[EXERCISE DETAILS] Restate the data word for word and leave the images out.

[INFORMATION SUPPLIED]
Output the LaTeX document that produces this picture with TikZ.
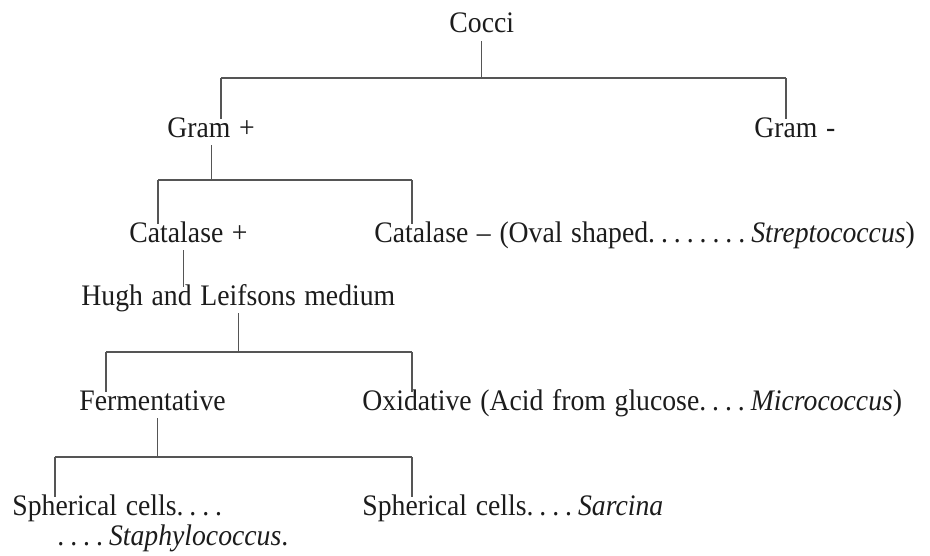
\documentclass[tikz,border=0pt]{standalone}
\usepackage{fontspec}
\setmainfont[FakeStretch=0.93,WordSpace=1.25]{Liberation Serif}
\usetikzlibrary{positioning,calc}
\definecolor{ink}{HTML}{1C1C1C}
\definecolor{rule}{HTML}{555555}
\newcommand\dt{.\kern.2em}
\tikzset{line width=.45pt,
  entry/.style={font=\fontsize{13}{14}\selectfont,text=ink,anchor=base west,
    inner xsep=0pt,inner ysep=1.3pt,text height=.65em,text depth=.22em},
  branch/.style={draw=rule,line width=.45pt},
  bar/.style={draw=rule,line width=.6pt}}
\begin{document}
\begin{tikzpicture}[x=0.01534cm,y=-0.01534cm]
\path[use as bounding box] (0,0) rectangle (930,556);
\node[entry] (cocci) at (449,33) {Cocci};
\node[entry] (gpos) at (167,137) {Gram +};\node[entry] (gneg) at (754,137) {Gram -};
\node[entry] (catp) at (129,242) {Catalase +};
\node[entry] (catn) at (374,242) {Catalase -- (Oval shaped\dt\dt\dt\dt\dt\dt\dt\dt\textit{Streptococcus})};
\node[entry] (hugh) at (81,305) {Hugh and Leifsons medium};
\node[entry] (ferm) at (79,410) {Fermentative};
\node[entry] (oxid) at (362,410) {Oxidative (Acid from glucose\dt\dt\dt\dt\textit{Micrococcus})};
\node[entry] (staph) at (12,515) {Spherical cells\dt\dt\dt\dt};
\node[entry] (staphb) at (57,545) {\dt\dt\dt\dt\textit{Staphylococcus}.};
\node[entry] (sarc) at (362,515) {Spherical cells\dt\dt\dt\dt\textit{Sarcina}};
\coordinate (b1l) at (221,78);\coordinate (b1r) at (786,78);
\coordinate (b2l) at (158,180);\coordinate (b2r) at (412,180);
\coordinate (b3l) at (106,352);\coordinate (b3r) at (412,352);
\coordinate (b4l) at (55,457);\coordinate (b4r) at (412,457);
\draw[branch] (cocci.south) -- (cocci.south |- b1l);\draw[bar] (b1l) -- (b1r);
\draw[branch] (b1l) -- (b1l |- gpos.north);\draw[branch] (b1r) -- (b1r |- gneg.north);
\draw[branch] (gpos.south) -- (gpos.south |- b2l);\draw[bar] (b2l) -- (b2r);
\draw[branch] (b2l) -- (b2l |- catp.north);\draw[branch] (b2r) -- (b2r |- catn.north);
\draw[branch] ([xshift=-2pt]catp.south) -- ([xshift=-2pt]catp.south |- hugh.north);
\draw[branch] (hugh.south) -- (hugh.south |- b3l);\draw[bar] (b3l) -- (b3r);
\draw[branch] (b3l) -- (b3l |- ferm.north);\draw[branch] (b3r) -- (b3r |- oxid.north);
\draw[branch] ([xshift=2pt]ferm.south) -- ([xshift=2pt]ferm.south |- b4l);\draw[bar] (b4l) -- (b4r);
\draw[branch] (b4l) -- (b4l |- staph.north);\draw[branch] (b4r) -- (b4r |- sarc.north);
\end{tikzpicture}
\end{document}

[EXERCISE OUTPUT]
Output the LaTeX document that produces this picture with TikZ.
\documentclass[tikz,border=0pt]{standalone}
\usepackage{fontspec}
\setmainfont[FakeStretch=0.93,WordSpace=1.25]{Liberation Serif}
\usetikzlibrary{positioning,calc}
\definecolor{ink}{HTML}{1C1C1C}
\definecolor{rule}{HTML}{555555}
\newcommand\dt{.\kern.2em}
\tikzset{line width=.45pt,
  entry/.style={font=\fontsize{13}{14}\selectfont,text=ink,anchor=base west,
    inner xsep=0pt,inner ysep=1.3pt,text height=.65em,text depth=.22em},
  branch/.style={draw=rule,line width=.45pt},
  bar/.style={draw=rule,line width=.6pt}}
\begin{document}
\begin{tikzpicture}[x=0.01534cm,y=-0.01534cm]
\path[use as bounding box] (0,0) rectangle (930,556);
\node[entry] (cocci) at (449,33) {Cocci};
\node[entry] (gpos) at (167,137) {Gram +};\node[entry] (gneg) at (754,137) {Gram -};
\node[entry] (catp) at (129,242) {Catalase +};
\node[entry] (catn) at (374,242) {Catalase -- (Oval shaped\dt\dt\dt\dt\dt\dt\dt\dt\textit{Streptococcus})};
\node[entry] (hugh) at (81,305) {Hugh and Leifsons medium};
\node[entry] (ferm) at (79,410) {Fermentative};
\node[entry] (oxid) at (362,410) {Oxidative (Acid from glucose\dt\dt\dt\dt\textit{Micrococcus})};
\node[entry] (staph) at (12,515) {Spherical cells\dt\dt\dt\dt};
\node[entry] (staphb) at (57,545) {\dt\dt\dt\dt\textit{Staphylococcus}.};
\node[entry] (sarc) at (362,515) {Spherical cells\dt\dt\dt\dt\textit{Sarcina}};
\coordinate (b1l) at (221,78);\coordinate (b1r) at (786,78);
\coordinate (b2l) at (158,180);\coordinate (b2r) at (412,180);
\coordinate (b3l) at (106,352);\coordinate (b3r) at (412,352);
\coordinate (b4l) at (55,457);\coordinate (b4r) at (412,457);
\draw[branch] (cocci.south) -- (cocci.south |- b1l);\draw[bar] (b1l) -- (b1r);
\draw[branch] (b1l) -- (b1l |- gpos.north);\draw[branch] (b1r) -- (b1r |- gneg.north);
\draw[branch] (gpos.south) -- (gpos.south |- b2l);\draw[bar] (b2l) -- (b2r);
\draw[branch] (b2l) -- (b2l |- catp.north);\draw[branch] (b2r) -- (b2r |- catn.north);
\draw[branch] ([xshift=-2pt]catp.south) -- ([xshift=-2pt]catp.south |- hugh.north);
\draw[branch] (hugh.south) -- (hugh.south |- b3l);\draw[bar] (b3l) -- (b3r);
\draw[branch] (b3l) -- (b3l |- ferm.north);\draw[branch] (b3r) -- (b3r |- oxid.north);
\draw[branch] ([xshift=2pt]ferm.south) -- ([xshift=2pt]ferm.south |- b4l);\draw[bar] (b4l) -- (b4r);
\draw[branch] (b4l) -- (b4l |- staph.north);\draw[branch] (b4r) -- (b4r |- sarc.north);
\end{tikzpicture}
\end{document}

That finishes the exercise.